I was simply implying that much like how "paperless" systems actually tend to generate more

paper, "automated" systems always seem to need a whole host of people to support them.

Just because there's nobody asking you; "paper or plastic?" doesn't mean there aren't people involved

in the sale.

I'll leave the xenophobic, socio-political outsourcing issue for others to debate.
There is nothing xenophobic about being critical of the race to the bottom generated by global capitalism. While the nationality of the worker is of no concern to me (Indians, Americans, Venezuealans all have the same intrinsic worth) the fact that the drive to relocate jobs abroad is in fact an attempt to increase profits by drastically reducing labor costs does concern me. While there certainly is job relocation, the notion that these changes create as many jobs as they eliminate is empirically false. Jobs will be lost permanently and the at least some of the new jobs that are created
will be lower paying. Increased productivity combined with the search for increased profit margins ensures that this will be so. Whether the money allocated to the worker is spent in India or Nebraska is morally neutral. What is problematic is the fact that the relocation will involve a siphoning off of
the money from the sale of goods from the locality in which they are sold up the corporate (and social latter) to the Executive class and the absentee landlords (i.e. shareholders) in the form of increased profits. This enriches neither the average American or the average Indian.

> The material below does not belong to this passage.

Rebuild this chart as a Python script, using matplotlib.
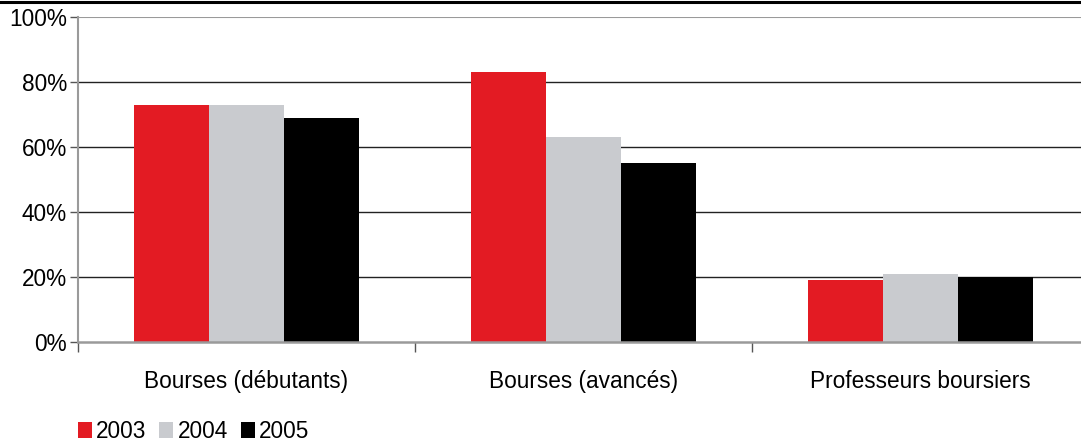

Being married to an Indian and having developed an interest in the country, I can assure you that while globalization has certainly helped a small segment of the population who have access to jobs they otherwise would not, these
benefits have not trickled down to the bulk of the population, who are either being exploited in new ways by the multi-nationals or else are subject to the traditional forms of exploitation endemic in Indian society: the bunya (money-lender), rampent caste-ism, indentured servitude, gender discrimination.